Taking the best out of your HPC infrastructure is complex, and while you try to do your best as an administrator to optimize it, your efforts can be hampered by end-users’ behaviors.
From the prediction of individual jobs’ resource needs based on their characteristics, to the projection of the cluster load or its energy consumption, Predict-IT is the framework to forecast the behavior of your clusters. Predict-IT embeds a series of machine learning algorithms that feed on the cluster’s logs: job scheduler accounting database, energy readings, applications’ logs… it learns from these historical data and continuously improves.
Integrated with your job scheduler, Predict-IT can warn users about potential issues with their submission parameters, or even directly act and update the jobs’ requirements to optimize the use of your HPC resources. Integrated with Analyze-IT, Predict-IT can help you plan future maintenance periods while limiting the impact on the production.

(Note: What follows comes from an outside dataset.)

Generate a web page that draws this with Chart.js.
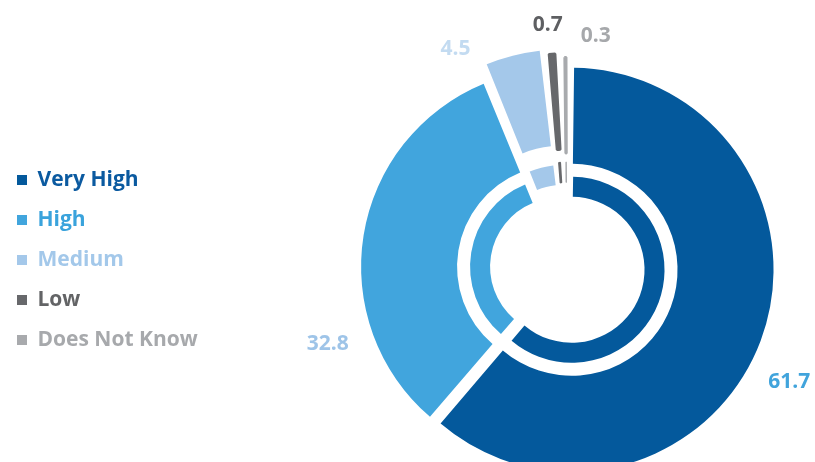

Predict-IT is now powered by OKA™
By analyzing the job-submission historical data in the job scheduler’s logs, Predict-IT creates a computational model of your cluster based on machine-learning techniques. Such model is then applied at the moment of job submission to provide feedback to the end-user about the optimized submission parameters of job, about the risk of failure, but also on an estimation of the time to result.
Configured specifically for your cluster, Predict-IT steadily improves over time: it adapts to your HPC environment by learning from your cluster logs and newly arrived jobs, each time becoming more and more accurate in its predictions. Each training is compared to the previous model and is only applied in production if it yields better and more accurate predictions. The more data you feed it and the more precise they are, the higher the prediction accuracy will be. Train Predict-IT on selected workloads for even greater accuracy.
Instead of being reactive, what if you could be proactive on the problems you face with your cluster?
MeteoCluster is our framework for cluster behavioral analysis. Plugged on multiple sources of data, it forecasts the evolution and trend of selected metrics such as the cluster load, the energy consumption or any time-series available in the data. Coupled with a set of detection plugins, it allows to explore “what-if” scenarios to help you plan future evolutions of the cluster, prepare for your up-coming maintenance by identifying the next peak or trough…
Soon, MeteoCluster will embed an extensible library of problematic patterns detection that will help system administrators to quickly and accurately identify error-prone/instability-leading behaviors of users and servers.